後、加工に関しては―――契約しているドワーフさんはいますが。
どのような加工でしょうか?
武器?装飾品?
その辺りのモノによって、紹介する先が変わってきますわね。」
商人ゆえに、その辺りに関しては、直ぐに出てくる。
彼女の一例に対しては、ご丁寧に、とスカートのすそを持って、カーテシーで返す。
■篝 > 認識阻害の術は見た目を隠す、記憶を曇らせる、そう言う意味で人混みに紛れてしまえば、よく知った相手でも近付かない限りは気付かれることもない。

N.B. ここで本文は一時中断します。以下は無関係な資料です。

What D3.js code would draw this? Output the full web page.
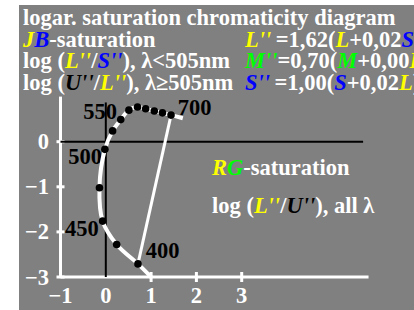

しかし、それも目と記憶を曇らせるだけ。臭いまでは消せないと言う難点がある。
姉弟子同様、その姉君となれば鼻が利くことも納得がいく。恐るべしは野生の勘だ。
彼女は何やら嬉しいのか、楽しいのか、笑みを絶やさずにいる。
此れが彼女の常なのだろうか、と疑問符を浮かべながら、返された挨拶とその名を記憶し。
「ラファルの姉の、リス様……覚えました。
ああ……。それは、聞きました。大変苦労をしたと。
私からラファルへ指南できることはないと思いますが……ぁ。いえ、ありますね」
女としての最低限の恥じらいとか。
覚えてくれるまで、あとどれくらい滾々と聞かせれば良いのか。気と一緒に視線もどこか遠くに向いてしまった。
アレでもましになったのだ。そう告げた師の言葉と、自由奔放に過ごしていた姉弟子の姿を思い出しつつ。
姉である彼女も師と同等、或いはそれ以上に苦労しているのだろう。多分。
ほんわかと微笑む彼女はご令嬢と呼ぶにふさわしい所作で、一体全体、妹君はどうして?と言う困惑が内心にあったが、そんな素振りは億尾にも出さずに澄まし顔で頷き返す。
「……ん、買取……実際の品を見て、ご判断いただいてもよろしいでしょうか?
幾つか……迷宮で狩った魔物の素材と、用途は不明ですが魔道具が一つ。
加工は……、んと……まだわかりません。専門の者の意見を仰ぎ検討するつもりでした。
あ、えっと……毛皮は、武具になりますか?」
優雅な所作で返され恐縮しつつ、少しの逡巡を挟んで。
手元にある素材で何を作れるか、何になるかもよくわからず。まずは品を見てもらうのが手っ取り早かろうと。
■リス > それもあるのだけれども、それよりも、リスには、認識阻害は聞かない。
竜の目は、嘘を看破し、真実を見抜く、魔力を、霊視を行う目なのだ。
そういう意味で言うなら、彼女のような存在の大敵、ともいえる目を持っているのだ。
それと匂いでも。
とはいえ、それを見抜くのが趣味でも何でもない、ただ、出来るというだけのこと、でしかなかったりする。
宝の持ち腐れ、ともいえる。
「ふふ、様、なんてつけないで欲しいわ。
私は、えらいわけでは無いのだから。
今でも苦労はしてるけれど。
ええ、篝さんにも、お願いするわ、あの子は、未だ10歳。
本当に、子供なのよ。」
トゥルネソルの娘達、特に、リスとの娘たちは、クオーターだからか、見た目と外見が伴わない。
しかし、リスと、妹の竜胆、ラファルは、見た目と年齢が合致するのだ。
だから、見た目通りの年齢だから、そういう意味では、彼女の方がお姉さん。
先に生まれた人として、人の最低限のを、教える事は出来るだろう。
「ええ、良いわ。
其れであれば、ここでというのも。
お店に戻りましょうか。
鑑定も、お金を貰えればしてあげられるわ。
加工に関しては、そうね、私は専門では無いから。
仲介自体は出来るけれど、という所ね。
あと、毛皮なら、多分武器にはできないと思うの。
強度のある皮なら、なめして防具に、若しくは服や、手袋や帽子、靴にマントに、という感じ、かしら。」
流石に。
何が作れるか、と言う物は、見てみないと分からないが。
毛皮という物品を聞くなら、これならいけると思うと言う物を幾つか。
とりあえず、往来で荷物を広げるのもあまり良くないので。
お店に行きましょうか、と、篝を手招く。
後ろにあるお店は。
レンガ造りの4階建て、竜が出たり入ったリスぐらいに広大な土地の。
いわば、砦、と言った大きさの、商店である。